El Che
Está en las camisetas de miles de adolescentes en el mundo. En los pins de las mochilas escolares. Como calcomanía en los buses y busetas. En las boinas de guerrilleros casposos y de izquierdistas trasnochados de suburbio. En la publicidad de Renault Megane en Francia. En el sello del vodka Smirnof, la familia zarista. Está en el reloj Swatch de colección. En los marcadores Stabilo. Estampado en las matrioskas rusas. En posters que se venden en el piso de las calles y los festivales. En las paredes de las universidades públicas en América Latina. En tatuajes en pectorales, bíceps y nalgas. En cadenas de colgar al pecho, como si fuera un santo. Hasta en una gran valla heráldica en la Plaza de la Revolución de la Habana. En los millones de millones de fotos reproducidas, de la que una tarde de 1960 Alberto Korda le hiciera en un balcón. En miles de páginas web. En las motos de quienes van por el continente. Y en medio de la iconografía gótica del Heavy Metal. El mito del Che ya no es el del “guerrillero heroico”, es más el de una marca del capitalismo. Hasta en las tangas aparece.
El médico asmático al que la historia puso en México para que se encontrara con el Patriarca. El triunfador militar de la Sierra Maestra. El Gerente del Banco Nacional, el que firmaba los billetes. Al que se le ocurrió que la producción no necesitaba estímulos materiales sino morales, y llevó la economía al desastre. El polemista de Betelheim. El que hizo que tras el colapso se precipitara el cortejo ruso de asesores. El que no pudiendo manejar el conflicto interno con Fidel voló al África, a meterse al Congo como Tarzán. Y luego, como el menos marxista de los héroes corrió a América, su América, para irse a internar a Bolivia. Igual que Butch Cassidy. Traicionado por todos los partidos comunistas, sin recursos materiales, sin la respuesta obrera, sin comunicaciones, diezmados, agotados, el Che se encontró en el ahogo definitivo de su asma. Herido fue llevado a una escuela en donde a la una de la tarde del nueve de octubre, el soldado Mario Terán lo remató de dos ráfagas. El día anterior el agente de la CIA, Feliz Rodríguez, había intentado interrogarlo.

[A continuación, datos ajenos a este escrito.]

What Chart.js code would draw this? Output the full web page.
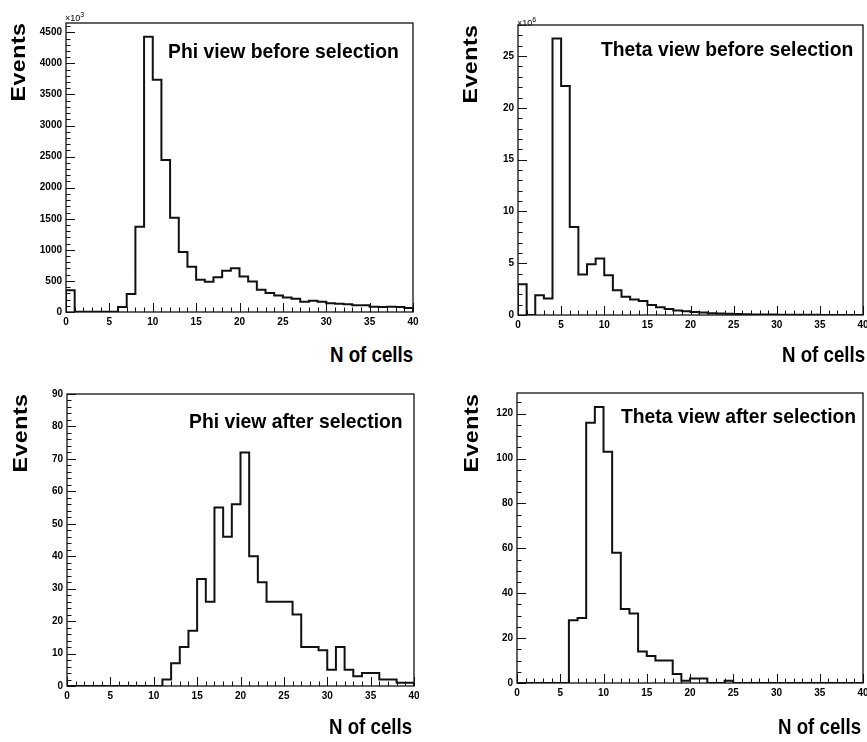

Hoy a nadie le daría por ponerse una boina para ir a hacer la revolución en Bolivia. Salvo que hablemos de una feminista, anoréxica y radical holandesa, que sueña con internarse en las montañas, para ir a meterse en una revolución en América Latina. Lo más aleccionador del Che, a todas las posteriores generaciones de libertarios, son sus enseñanzas acerca de lo que no se debe hacer. Sus grandes y honradas equivocaciones, vistas en perspectiva, son un legado, más útil y contundente que sus románticas ideas de los diarios, sus delirios tácticos, sus teorías económicas y hasta de ese vago romanticismo que se cristalizaba en una incierta tristeza que resumían sus ojos.